### TASK INPUT
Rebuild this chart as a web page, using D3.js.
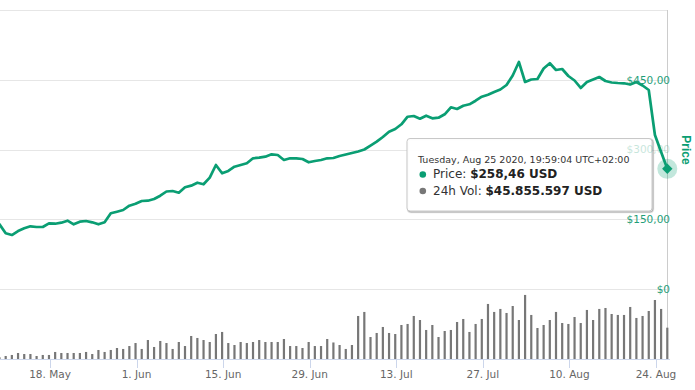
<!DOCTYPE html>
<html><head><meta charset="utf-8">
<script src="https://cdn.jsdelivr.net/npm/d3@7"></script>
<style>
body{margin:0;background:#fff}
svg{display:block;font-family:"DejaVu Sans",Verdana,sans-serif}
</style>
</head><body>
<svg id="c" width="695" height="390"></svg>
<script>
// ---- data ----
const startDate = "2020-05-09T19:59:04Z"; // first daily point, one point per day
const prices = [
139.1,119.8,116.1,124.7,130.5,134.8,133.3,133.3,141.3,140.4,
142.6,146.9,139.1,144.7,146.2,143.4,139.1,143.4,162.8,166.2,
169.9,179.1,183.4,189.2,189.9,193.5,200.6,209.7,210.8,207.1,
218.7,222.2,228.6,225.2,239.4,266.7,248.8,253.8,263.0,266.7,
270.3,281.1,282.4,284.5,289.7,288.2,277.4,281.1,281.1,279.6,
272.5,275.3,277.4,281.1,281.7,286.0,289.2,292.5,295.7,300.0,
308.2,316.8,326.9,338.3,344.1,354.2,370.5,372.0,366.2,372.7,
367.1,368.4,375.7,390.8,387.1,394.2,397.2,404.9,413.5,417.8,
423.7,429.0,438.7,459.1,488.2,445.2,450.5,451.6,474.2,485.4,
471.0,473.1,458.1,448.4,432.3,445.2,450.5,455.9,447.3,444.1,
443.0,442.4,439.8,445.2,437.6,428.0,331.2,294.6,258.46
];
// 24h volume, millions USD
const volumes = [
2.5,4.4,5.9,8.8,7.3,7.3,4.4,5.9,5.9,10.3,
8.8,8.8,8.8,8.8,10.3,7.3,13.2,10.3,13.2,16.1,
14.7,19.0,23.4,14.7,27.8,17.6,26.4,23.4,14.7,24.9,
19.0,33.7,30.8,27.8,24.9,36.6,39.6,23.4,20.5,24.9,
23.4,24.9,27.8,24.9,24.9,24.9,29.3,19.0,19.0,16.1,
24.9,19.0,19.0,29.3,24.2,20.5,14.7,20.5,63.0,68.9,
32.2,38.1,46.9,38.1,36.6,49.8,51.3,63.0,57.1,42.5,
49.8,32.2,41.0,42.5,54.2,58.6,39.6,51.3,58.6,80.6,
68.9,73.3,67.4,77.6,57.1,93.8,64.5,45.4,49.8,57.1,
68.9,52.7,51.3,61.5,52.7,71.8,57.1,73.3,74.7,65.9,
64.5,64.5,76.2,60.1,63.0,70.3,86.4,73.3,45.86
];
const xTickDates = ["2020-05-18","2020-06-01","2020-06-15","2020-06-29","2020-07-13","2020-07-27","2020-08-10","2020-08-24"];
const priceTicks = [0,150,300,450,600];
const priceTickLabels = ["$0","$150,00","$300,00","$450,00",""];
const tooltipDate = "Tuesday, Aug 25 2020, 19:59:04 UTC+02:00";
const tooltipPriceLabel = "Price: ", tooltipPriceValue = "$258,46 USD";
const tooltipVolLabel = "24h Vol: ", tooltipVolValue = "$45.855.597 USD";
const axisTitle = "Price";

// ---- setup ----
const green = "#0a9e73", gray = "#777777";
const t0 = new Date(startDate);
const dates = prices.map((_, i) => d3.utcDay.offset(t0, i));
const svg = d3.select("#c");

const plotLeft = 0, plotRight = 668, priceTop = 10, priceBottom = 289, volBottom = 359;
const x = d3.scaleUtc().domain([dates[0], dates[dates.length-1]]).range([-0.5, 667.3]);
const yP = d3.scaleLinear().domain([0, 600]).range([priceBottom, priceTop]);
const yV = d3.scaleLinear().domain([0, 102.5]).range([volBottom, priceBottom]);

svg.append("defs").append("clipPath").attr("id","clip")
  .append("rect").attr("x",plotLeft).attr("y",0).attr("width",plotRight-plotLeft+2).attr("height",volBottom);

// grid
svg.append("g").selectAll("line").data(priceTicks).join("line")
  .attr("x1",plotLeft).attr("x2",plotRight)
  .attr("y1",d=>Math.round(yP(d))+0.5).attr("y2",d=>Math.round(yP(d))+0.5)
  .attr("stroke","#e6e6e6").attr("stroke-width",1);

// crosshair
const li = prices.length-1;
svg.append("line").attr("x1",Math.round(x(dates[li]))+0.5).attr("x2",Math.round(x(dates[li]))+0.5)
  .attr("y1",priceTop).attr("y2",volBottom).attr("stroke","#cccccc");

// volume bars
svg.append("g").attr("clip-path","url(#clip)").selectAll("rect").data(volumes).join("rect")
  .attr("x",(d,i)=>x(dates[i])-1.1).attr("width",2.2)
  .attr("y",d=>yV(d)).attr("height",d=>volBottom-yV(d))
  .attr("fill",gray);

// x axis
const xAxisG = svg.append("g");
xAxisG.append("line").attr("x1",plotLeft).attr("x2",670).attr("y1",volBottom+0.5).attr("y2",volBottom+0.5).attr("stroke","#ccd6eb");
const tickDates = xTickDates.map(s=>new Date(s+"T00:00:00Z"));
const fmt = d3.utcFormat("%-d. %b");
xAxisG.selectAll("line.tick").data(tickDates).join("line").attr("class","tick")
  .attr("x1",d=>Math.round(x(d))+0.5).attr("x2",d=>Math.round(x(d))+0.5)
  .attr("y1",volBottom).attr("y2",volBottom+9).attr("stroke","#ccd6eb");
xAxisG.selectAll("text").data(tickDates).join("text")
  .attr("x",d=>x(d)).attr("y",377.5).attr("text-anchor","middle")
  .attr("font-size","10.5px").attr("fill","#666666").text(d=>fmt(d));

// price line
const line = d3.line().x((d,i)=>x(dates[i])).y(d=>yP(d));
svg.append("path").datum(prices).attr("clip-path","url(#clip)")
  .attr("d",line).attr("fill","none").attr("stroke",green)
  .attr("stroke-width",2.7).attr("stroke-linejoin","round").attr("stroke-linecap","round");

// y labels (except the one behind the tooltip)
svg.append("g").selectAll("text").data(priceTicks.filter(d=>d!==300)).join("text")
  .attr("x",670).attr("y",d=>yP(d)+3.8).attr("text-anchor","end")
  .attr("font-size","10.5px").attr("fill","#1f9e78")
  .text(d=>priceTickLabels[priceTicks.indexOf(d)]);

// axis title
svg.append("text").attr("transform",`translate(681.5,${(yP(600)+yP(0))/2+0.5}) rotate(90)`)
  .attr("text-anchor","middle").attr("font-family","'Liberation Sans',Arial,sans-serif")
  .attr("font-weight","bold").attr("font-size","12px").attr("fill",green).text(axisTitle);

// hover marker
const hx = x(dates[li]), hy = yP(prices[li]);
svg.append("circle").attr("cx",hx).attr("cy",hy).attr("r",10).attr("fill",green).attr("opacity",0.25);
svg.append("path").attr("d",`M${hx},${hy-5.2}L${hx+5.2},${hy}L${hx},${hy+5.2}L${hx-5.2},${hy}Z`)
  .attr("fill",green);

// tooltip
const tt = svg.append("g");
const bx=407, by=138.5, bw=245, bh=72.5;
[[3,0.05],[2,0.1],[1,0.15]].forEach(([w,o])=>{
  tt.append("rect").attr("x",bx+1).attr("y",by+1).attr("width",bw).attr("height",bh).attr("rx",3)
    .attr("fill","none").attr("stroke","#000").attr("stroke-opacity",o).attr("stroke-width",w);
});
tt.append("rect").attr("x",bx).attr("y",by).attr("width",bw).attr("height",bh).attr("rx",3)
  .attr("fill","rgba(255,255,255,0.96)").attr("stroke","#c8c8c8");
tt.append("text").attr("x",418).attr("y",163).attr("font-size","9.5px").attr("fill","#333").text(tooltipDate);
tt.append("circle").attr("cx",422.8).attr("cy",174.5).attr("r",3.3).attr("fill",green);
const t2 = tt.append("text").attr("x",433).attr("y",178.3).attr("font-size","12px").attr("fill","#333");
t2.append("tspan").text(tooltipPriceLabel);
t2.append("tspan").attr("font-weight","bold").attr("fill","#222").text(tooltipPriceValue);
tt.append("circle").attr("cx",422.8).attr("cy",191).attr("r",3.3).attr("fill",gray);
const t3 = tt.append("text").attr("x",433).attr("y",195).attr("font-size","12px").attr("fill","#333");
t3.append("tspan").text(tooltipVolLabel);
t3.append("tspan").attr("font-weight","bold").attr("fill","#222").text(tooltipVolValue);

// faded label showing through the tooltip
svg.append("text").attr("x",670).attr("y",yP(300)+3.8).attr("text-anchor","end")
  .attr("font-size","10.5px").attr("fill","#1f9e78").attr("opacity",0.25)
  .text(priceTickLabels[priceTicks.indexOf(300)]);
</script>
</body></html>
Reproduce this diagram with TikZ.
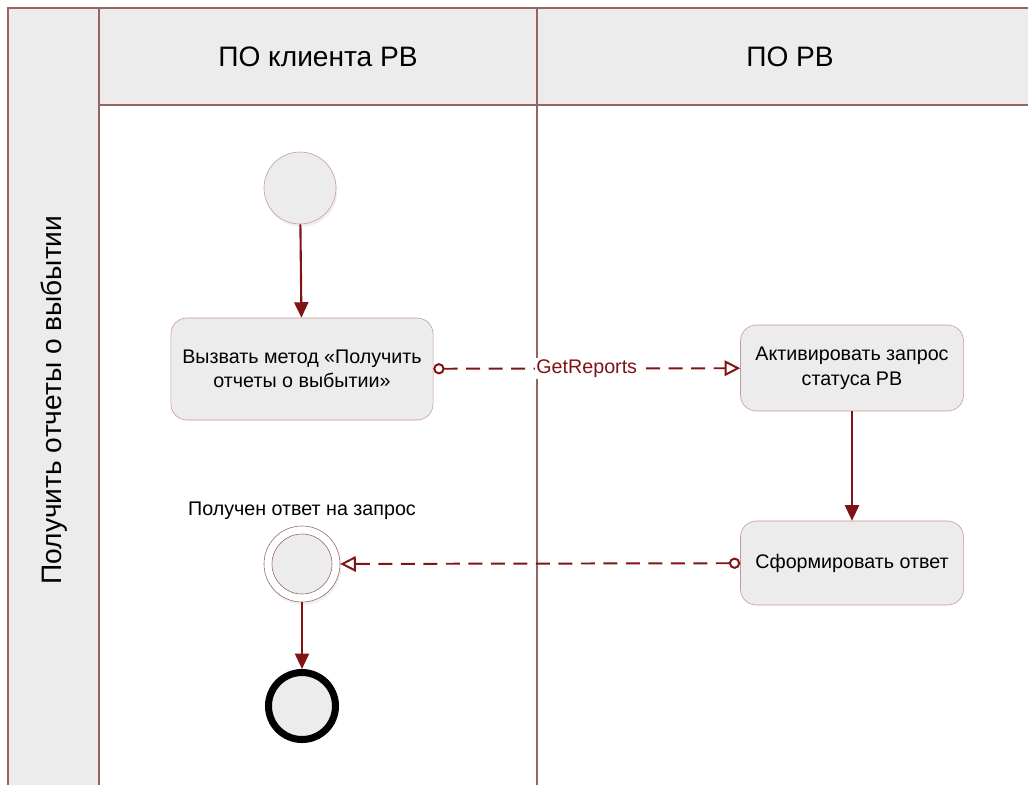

### THE EXERCISE
Pick every line with "this" in it and copy it.

### WRITTEN SOLUTION
Rebuild this chart as a web page, using D3.js.
Reproduce this diagram with TikZ.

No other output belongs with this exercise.